More Ruby-crowned Kinglets were in, and were almost equal in number to its Golden counterpart.
As we headed up Lakeshore Road, we kept an eye out for the resident White-winged Dove. We found it alongside the road opposite cottage #17168 where it was collecting sticks.
It took the sticks to the top of a stove chimney in a fruitless effort to make a nest to attract a mate.
It did this several times, and was doing it a few hours later when I went by. I assume the sticks were just sliding off the shiny chimney top!
It seems to like shiny surfaces.
A walk of TTT and SBT did not reveal a Louisiana Waterthrush, but it is likely still around in one of the sloughs. I guess it only appears on weekdays (non-holidays) !
We also walked a bit north of the VC along Harrison where a couple of Blue-gray Gnatcatchers and a Pine Warbler have been hanging out the last couple of days.

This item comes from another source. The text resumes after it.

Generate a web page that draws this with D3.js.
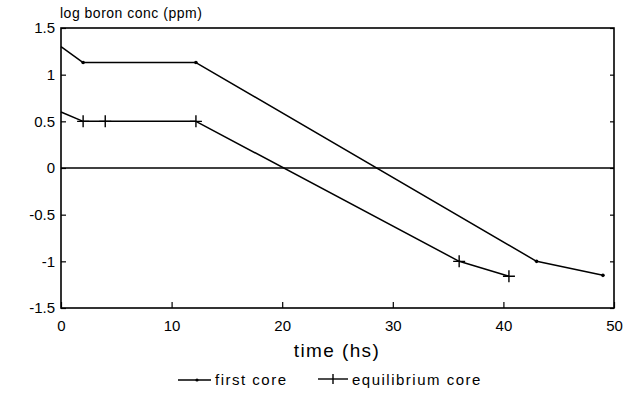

I only came across 3 Yellow-rumped Warblers in five hours in the park. There seems to be more farther north, just like last year! I came across about a dozen at Peers Wetland late Wednesday, the most I have seen yet this year.
I drove around quite a bit afterwards. One stop was the marsh trail at Erieau where there was very little. Highlight there was a flyover flock of Lapland Longspur.
Stefina Line produced a couple of Eastern Meadowlarks and a Wilson's Snipe--something that is possible in the dead of winter there!
Ridgetown lagoons produced nothing of note--just a lot of ducks and geese.
|Swallow with rough wings|
This evening was quite nice so I went for a walk at Stewart Wetland west of Wallaceburg. A Lesser Yellowlegs was still present and across the way (Walpole Island), an American Bittern was calling. It was a first-of-year for me.
Tomorrow will be quite balmy, but with the likelihood of rain. I would expect some migrants to come in.